What this episode has highlighted, however, is a lack of clarity about decision-making processes, and an unfortunate tendency of ministers, including Healey (for whom I have considerable regard in many ways), to wave away detailed scrutiny and hide behind vague assurances and linguistic evasions. This government is very far from the first to adopt such a defensive approach, but it is the incumbent administration and therefore must answer questions. Nothing the Defence Secretary has said dispels the impression that this week’s cuts of £500 million over five years have been determined with any significant regard to capabilities, missions or force structure. Equally, he has, no doubt inadvertently, chipped away further at the sense that Lord Robertson’s review team is entirely independent and untrammelled in its considerations. We must wait until the Strategic Defence Review is delivered to ministers in the first half of next year, of course, but at the moment it is hard to be too optimistic about its conclusions.
Great overview.
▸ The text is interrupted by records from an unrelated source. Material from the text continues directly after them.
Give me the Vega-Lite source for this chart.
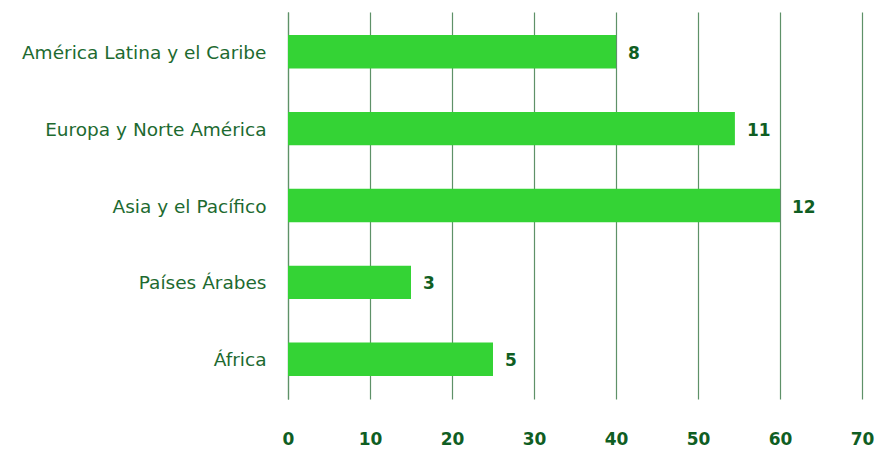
{
  "$schema": "https://vega.github.io/schema/vega-lite/v6.json",
  "autosize": "none",
  "width": 574,
  "height": 387,
  "padding": {"left": 288, "top": 12, "right": 15, "bottom": 52},
  "background": "white",
  "data": {
    "values": [
      {"region": "América Latina y el Caribe", "valor": 40, "etiqueta": "8"},
      {"region": "Europa y Norte América", "valor": 54.5, "etiqueta": "11"},
      {"region": "Asia y el Pacífico", "valor": 60, "etiqueta": "12"},
      {"region": "Países Árabes", "valor": 15, "etiqueta": "3"},
      {"region": "África", "valor": 25, "etiqueta": "5"}
    ]
  },
  "encoding": {
    "y": {
      "field": "region",
      "type": "nominal",
      "sort": null,
      "scale": {"paddingInner": 0.565, "paddingOuter": 0.3},
      "axis": {
        "title": null,
        "ticks": false,
        "domain": true,
        "domainColor": "#5e9168",
        "domainWidth": 1.2,
        "labelFont": "DejaVu Sans",
        "labelFontSize": 18.5,
        "labelColor": "#1d6a30",
        "labelPadding": 22,
        "labelLimit": 300,
        "labelOffset": 1,
        "grid": false
      }
    },
    "x": {
      "field": "valor",
      "type": "quantitative",
      "scale": {"domain": [0, 70]},
      "axis": {
        "title": null,
        "values": [0, 10, 20, 30, 40, 50, 60, 70],
        "ticks": false,
        "domain": false,
        "grid": true,
        "gridColor": "#5e9168",
        "gridOpacity": 1,
        "gridWidth": 1.2,
        "labelFont": "DejaVu Sans",
        "labelFontWeight": "bold",
        "labelFontSize": 17,
        "labelColor": "#0f5e23",
        "labelPadding": 32,
        "labelFlush": false
      }
    }
  },
  "layer": [
    {"mark": {"type": "bar", "color": "#34d335"}},
    {
      "mark": {"type": "text", "align": "left", "dx": 12, "dy": 2, "font": "DejaVu Sans", "fontWeight": "bold", "fontSize": 17, "color": "#0f5e23"},
      "encoding": {"text": {"field": "etiqueta"}}
    }
  ],
  "config": {"view": {"stroke": null}}
}
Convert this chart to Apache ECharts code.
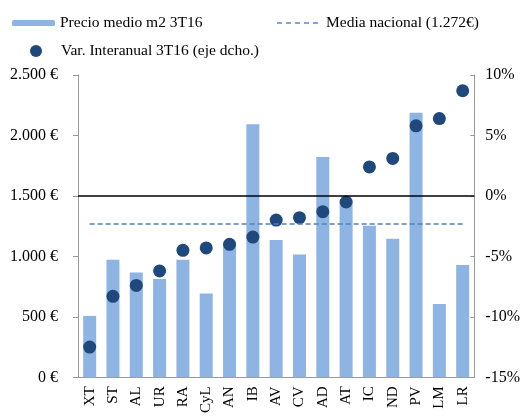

My main issue with the cuts, as you highlight above, is that they are being made before the SDR; the same went with the decision to go ahead with GCAP, announced the other week.
As to the Royal Marines... frankly, if you ask me, they are in a bit of a mess doctrinally at the moment. A hell of a lot of effort has gone into FCF, and I'm not entirely sure it has been worth it.
Interesting observation. I think it’s a complete mistake but the biggest mistake was letting the Royal Navy get into the manpower crisis it has had. The failure to grip recruitment has been an utter shambles.
The Future Commando Force has always concerned me as a change. They don’t bring any particular mass and I guess that will have to come from the Army - but we don’t see the Army looking to fulfil that role in terms of amphibious landings.
1) What would the Future Commando Force do in a peer conflict - let’s face it they won’t have the necessary aviation lift (distance/speed) in an A2AD environment and the future landing craft program appears to be going at a snails pace. They equally have no staying power and will likely be so focussed on denial yet with the issues described above it doesn’t seem viable.
2) Further I appreciate the aspect of ‘hybrid’, ‘grey’ or whatever the next trend is for limited/unconventional operations. But the Royal Marines previously engaged in such activity at times - is it not the case that decision makers are far too risk averse in utilising the capabilities available. Reminds me of the situation William Slim raised in regards to forces being ‘Special’ with infantry often capable and able to carry out many of the capabilities (such as say raiding).